#### [Stated problem]
Select every line holding the word "React" and copy it.
══════
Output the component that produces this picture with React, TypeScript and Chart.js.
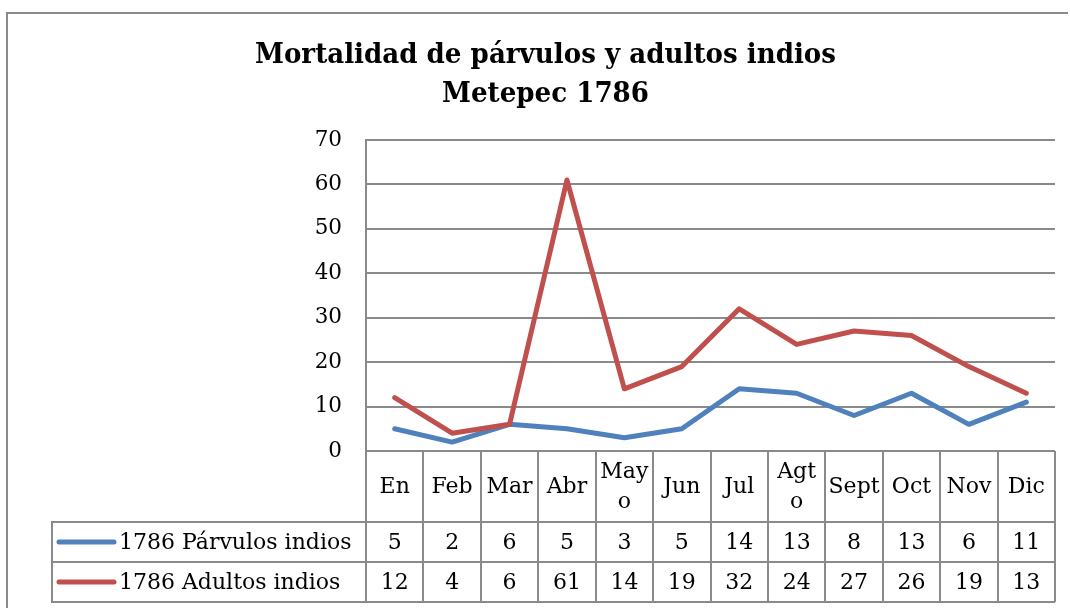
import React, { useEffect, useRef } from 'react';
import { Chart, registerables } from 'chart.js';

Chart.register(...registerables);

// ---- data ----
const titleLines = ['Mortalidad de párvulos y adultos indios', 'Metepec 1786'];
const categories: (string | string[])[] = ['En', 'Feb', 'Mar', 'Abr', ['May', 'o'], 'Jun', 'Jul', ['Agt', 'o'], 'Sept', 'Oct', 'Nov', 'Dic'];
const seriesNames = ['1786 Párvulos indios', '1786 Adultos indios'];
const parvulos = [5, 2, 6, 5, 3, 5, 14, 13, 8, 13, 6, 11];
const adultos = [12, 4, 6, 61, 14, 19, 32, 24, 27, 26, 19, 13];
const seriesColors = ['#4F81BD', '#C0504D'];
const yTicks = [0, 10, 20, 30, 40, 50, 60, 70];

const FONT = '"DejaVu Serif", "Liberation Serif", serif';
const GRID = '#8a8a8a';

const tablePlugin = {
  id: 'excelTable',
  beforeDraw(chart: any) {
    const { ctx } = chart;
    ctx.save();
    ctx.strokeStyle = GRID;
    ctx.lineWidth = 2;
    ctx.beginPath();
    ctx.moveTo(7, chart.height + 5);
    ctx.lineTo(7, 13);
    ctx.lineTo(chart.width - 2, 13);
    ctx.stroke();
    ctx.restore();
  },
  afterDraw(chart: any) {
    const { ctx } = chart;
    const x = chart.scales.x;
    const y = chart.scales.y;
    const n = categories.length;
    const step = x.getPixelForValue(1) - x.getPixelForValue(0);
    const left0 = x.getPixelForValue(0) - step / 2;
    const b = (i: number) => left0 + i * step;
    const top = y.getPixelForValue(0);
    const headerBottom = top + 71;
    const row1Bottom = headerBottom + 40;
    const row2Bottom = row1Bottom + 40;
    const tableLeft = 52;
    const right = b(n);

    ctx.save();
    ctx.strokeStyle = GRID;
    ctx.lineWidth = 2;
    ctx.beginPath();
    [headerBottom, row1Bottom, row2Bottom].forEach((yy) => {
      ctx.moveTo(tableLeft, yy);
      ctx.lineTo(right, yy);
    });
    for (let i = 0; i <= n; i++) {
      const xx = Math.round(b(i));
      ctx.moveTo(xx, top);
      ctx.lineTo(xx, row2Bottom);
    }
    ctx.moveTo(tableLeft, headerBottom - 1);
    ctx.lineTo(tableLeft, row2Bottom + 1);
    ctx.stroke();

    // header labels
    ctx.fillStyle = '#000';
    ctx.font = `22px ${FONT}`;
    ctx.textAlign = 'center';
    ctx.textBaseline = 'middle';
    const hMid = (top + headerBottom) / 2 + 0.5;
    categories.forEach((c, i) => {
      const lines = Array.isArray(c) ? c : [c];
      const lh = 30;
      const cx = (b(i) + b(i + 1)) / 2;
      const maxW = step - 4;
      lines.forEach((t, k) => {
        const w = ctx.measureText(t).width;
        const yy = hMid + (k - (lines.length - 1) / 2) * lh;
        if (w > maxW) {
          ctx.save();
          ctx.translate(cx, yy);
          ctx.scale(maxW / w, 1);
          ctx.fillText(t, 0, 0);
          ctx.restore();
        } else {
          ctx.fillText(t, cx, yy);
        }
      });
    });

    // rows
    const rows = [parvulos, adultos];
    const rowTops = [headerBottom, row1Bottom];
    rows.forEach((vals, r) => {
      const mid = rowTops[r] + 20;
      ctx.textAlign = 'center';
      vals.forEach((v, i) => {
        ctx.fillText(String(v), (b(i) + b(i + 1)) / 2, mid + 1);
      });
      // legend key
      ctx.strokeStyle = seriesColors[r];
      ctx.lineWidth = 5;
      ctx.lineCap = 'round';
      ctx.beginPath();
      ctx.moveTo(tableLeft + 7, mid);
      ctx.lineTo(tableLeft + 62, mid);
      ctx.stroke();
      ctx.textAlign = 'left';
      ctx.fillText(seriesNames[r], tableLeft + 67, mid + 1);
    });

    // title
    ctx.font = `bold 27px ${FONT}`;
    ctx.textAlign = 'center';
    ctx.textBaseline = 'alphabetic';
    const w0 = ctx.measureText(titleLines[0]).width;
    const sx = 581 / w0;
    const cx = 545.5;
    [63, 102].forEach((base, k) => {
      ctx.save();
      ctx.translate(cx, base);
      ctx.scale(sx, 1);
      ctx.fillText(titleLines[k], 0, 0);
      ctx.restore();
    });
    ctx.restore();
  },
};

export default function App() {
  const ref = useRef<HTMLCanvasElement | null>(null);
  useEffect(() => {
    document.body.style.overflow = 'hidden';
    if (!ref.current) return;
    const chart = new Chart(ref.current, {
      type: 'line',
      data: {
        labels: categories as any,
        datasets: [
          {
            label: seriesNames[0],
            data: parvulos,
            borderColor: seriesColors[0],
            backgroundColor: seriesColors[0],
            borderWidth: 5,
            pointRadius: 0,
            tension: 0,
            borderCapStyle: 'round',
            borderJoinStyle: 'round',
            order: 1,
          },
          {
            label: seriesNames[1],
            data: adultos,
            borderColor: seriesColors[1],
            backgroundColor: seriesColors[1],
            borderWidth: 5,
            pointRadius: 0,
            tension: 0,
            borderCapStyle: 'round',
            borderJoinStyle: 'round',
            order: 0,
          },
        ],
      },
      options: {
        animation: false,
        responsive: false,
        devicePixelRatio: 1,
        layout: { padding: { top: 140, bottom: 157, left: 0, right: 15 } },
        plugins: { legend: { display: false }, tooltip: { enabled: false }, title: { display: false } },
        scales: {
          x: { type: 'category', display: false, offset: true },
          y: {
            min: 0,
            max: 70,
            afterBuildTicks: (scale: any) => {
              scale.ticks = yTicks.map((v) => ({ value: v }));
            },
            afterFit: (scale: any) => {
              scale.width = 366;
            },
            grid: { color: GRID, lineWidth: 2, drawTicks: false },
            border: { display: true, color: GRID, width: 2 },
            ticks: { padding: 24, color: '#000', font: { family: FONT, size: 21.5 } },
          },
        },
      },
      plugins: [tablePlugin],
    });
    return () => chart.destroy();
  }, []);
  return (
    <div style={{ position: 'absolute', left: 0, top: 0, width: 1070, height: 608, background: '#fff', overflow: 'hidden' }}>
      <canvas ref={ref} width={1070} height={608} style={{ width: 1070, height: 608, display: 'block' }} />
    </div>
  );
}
══════
#### [Result of this task]
Output the component that produces this picture with React, TypeScript and Chart.js.
import React, { useEffect, useRef } from 'react';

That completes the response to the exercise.